Le forfait-jour validé par la Cour de cassation : quelles conséquences dans les SSII ?

Très utilisé dans les SSII, le forfait-jour n'a pas été remis en cause par la justice, mais ses applications seront plus encadrées. Certaines conventions collectives devront être modifiées.

"C'est une décision de compromis", résume Maître Myriam Laguillon. Selon cette avocate spécialiste en droit du travail, il était assez improbable que la Cour de cassation ne valide pas la légalité du dispositif du forfait-jour. En effet, le forfait-jour concernant plus d'1,5 million de salariés, sa remise en cause aurait permis à de nombreux cadres, et notamment ceux des SSII qui ont employé sous ce régime, de réclamer le paiement de toutes leurs heures supplémentaires.

C'est pourtant ce qu'avait voulu obtenir, par voie juridique, un salarié, placé sous le régime du forfait-jours de 2001 à 2006. "La durée hebdomadaire de travail autorisée par ce système était excessive au regard de la 'durée raisonnable' de travail exigée par l'article 2§1 de la Charte sociale européenne", explique Myriam Laguillon. En effet, avec le système de forfait jour, le nombre d'heures de travail hebdomadaire peut s'élever à 78 heures par semaine calcule l'avocate "puisque seul le repos quotidien de 11 heures et le repos hebdomadaire de 24 heures sont applicables" .

 

Compromis

Si la Cour de cassation n'a pas invalidé le forfait jour, elle a cependant exigé que ses applications soient mieux définies et encadrées dans les conventions collectives. Certaines d'entre elles devront donc être modifiées. "La Cour de cassation exige que l'accord collectif sur la base duquel le forfait-jours est pratiqué comporte des dispositions suffisantes en matière de suivi de la charge de travail et de l'amplitude des journées d'activité des salariés. Il appartiendra aux partenaires sociaux de sécuriser le système du forfait-jours, en instaurant un système de contrôle régulier de la charge de travail", précise Maître Myriam Laguillon.

 

Perspectives et attente de jurisprudence

Cette décision va donc permettre un meilleur encadrement des forfaits-jours, ainsi qu'un décompte des heures travaillés. Les salariés pourront donc s'appuyer sur cette base pour éventuellement contester la durée de travail et la rémunération des heures supplémentaires.
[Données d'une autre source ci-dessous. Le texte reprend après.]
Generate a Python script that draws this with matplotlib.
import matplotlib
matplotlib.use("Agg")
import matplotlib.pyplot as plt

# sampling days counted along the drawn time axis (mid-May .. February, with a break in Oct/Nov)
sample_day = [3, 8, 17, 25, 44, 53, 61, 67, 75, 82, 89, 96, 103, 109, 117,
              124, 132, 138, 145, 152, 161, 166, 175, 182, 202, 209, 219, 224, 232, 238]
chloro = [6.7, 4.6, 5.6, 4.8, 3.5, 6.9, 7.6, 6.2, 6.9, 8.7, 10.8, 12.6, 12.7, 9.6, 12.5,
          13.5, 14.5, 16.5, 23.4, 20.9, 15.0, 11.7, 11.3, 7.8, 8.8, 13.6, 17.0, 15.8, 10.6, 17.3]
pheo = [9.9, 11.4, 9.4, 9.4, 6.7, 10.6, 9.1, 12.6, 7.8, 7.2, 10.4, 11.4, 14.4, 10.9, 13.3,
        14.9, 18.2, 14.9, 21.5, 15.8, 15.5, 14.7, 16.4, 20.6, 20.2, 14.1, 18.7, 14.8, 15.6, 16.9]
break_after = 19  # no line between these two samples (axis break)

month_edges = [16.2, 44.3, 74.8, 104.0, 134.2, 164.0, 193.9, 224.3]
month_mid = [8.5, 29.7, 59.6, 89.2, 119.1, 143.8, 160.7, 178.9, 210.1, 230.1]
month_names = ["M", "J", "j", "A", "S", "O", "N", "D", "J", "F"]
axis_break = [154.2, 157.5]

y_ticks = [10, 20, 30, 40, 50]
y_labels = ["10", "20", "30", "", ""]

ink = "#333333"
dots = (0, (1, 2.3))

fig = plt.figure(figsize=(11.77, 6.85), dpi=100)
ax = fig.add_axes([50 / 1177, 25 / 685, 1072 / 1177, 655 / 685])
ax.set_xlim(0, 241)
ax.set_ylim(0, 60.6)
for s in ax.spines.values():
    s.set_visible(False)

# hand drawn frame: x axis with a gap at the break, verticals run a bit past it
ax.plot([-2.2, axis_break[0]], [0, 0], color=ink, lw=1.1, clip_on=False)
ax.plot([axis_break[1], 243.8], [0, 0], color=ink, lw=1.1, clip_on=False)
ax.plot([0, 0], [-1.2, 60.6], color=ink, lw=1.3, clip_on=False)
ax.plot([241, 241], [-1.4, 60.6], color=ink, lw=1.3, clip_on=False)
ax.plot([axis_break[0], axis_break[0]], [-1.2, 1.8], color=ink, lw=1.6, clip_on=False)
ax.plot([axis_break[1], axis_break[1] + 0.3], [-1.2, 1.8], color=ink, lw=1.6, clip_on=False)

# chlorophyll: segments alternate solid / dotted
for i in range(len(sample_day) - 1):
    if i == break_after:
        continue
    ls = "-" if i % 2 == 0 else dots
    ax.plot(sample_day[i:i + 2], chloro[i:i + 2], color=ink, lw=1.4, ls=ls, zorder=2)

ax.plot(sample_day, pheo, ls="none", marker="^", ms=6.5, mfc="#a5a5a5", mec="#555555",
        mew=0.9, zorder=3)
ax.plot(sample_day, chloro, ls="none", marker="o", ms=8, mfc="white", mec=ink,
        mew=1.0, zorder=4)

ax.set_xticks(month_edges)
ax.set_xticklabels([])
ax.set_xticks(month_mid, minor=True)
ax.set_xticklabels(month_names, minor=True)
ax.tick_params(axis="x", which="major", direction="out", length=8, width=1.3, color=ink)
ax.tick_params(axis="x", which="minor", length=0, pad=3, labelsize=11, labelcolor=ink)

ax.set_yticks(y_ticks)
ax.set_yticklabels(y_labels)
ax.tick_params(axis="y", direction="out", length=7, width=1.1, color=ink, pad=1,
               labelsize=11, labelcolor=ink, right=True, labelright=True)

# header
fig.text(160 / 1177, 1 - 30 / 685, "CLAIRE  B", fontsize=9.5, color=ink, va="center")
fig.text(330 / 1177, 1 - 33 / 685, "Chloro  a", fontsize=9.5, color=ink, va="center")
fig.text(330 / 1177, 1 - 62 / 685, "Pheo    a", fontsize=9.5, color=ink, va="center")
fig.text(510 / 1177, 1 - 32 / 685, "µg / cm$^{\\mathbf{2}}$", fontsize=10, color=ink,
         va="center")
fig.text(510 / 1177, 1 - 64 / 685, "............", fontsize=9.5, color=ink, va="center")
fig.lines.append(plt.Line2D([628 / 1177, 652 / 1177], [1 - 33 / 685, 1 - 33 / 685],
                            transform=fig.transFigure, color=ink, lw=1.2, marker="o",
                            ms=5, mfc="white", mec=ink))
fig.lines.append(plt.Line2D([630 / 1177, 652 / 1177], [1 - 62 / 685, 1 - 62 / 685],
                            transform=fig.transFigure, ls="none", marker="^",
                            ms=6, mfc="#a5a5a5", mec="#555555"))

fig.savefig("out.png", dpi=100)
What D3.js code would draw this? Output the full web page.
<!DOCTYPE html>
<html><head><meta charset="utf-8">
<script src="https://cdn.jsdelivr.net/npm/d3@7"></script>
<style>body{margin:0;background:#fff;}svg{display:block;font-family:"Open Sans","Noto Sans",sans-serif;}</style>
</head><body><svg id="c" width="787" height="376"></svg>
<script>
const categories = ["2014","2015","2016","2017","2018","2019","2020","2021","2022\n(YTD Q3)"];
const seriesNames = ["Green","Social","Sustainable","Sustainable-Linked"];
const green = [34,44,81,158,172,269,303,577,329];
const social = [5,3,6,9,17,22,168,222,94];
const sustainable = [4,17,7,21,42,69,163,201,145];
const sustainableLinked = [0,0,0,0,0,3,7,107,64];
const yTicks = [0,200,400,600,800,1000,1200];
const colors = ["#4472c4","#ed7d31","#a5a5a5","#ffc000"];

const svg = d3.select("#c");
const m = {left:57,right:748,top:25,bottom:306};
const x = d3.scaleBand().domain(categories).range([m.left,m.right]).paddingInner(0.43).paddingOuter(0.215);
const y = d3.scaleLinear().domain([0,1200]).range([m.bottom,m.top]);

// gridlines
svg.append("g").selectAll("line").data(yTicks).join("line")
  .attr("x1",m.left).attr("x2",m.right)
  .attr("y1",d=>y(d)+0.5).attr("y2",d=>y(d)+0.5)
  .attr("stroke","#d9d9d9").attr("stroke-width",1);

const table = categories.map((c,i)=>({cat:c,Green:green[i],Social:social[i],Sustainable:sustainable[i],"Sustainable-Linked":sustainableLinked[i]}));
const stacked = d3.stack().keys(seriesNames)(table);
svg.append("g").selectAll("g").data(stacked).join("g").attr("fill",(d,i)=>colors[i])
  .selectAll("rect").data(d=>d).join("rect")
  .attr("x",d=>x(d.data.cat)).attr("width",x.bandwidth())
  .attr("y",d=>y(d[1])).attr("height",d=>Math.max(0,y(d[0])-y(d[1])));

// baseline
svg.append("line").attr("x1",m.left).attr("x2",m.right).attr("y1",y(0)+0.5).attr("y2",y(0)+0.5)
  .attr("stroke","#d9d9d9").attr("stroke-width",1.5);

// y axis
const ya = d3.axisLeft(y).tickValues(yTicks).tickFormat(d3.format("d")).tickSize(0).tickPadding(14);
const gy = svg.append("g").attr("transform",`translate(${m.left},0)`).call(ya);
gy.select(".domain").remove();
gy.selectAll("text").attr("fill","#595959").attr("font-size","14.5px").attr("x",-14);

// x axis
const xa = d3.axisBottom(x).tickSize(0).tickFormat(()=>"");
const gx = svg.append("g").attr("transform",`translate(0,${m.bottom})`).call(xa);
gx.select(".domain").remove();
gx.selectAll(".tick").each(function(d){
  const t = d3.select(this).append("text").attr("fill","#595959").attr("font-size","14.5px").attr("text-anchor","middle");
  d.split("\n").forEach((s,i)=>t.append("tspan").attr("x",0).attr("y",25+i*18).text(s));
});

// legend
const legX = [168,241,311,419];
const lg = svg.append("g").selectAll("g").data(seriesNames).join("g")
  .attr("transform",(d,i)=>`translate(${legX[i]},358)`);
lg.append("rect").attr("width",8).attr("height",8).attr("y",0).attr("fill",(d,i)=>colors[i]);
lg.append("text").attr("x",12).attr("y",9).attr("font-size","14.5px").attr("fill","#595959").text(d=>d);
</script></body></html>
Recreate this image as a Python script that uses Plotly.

Quelle est la durée maximale d'heures travaillées dans le cadre de ce régime de forfait-jour ? Le Comité européen des droits sociaux avait jugé 78 heures de travail hebdomadaire était une durée  "manifestement trop longue pour être qualifiée de raisonnable au sens de l'article 2§1 de la Charte sociale européenne".

Selon cet article, "la durée hebdomadaire de travail maximale, y compris les heures supplémentaires, calculée sur douze semaines consécutives ne peut dépasser 44 heures et au cours d'une même semaine ne peut dépasser 48 heures".

"Or la cour de Cassation n'a pas exigé que cet article de la Charte sociale européenne soit appliqué mais l'a bien visé et en a donc reconnu la légalité", commente  Myriam Laguillon. Cependant, l'avocate estime que cela pourrait fournir un argument juridique suffisant pour faire valoir ces droits au niveau européen. Aucune jurisprudence n'existe pour le moment en la matière avec ce nouveau contexte.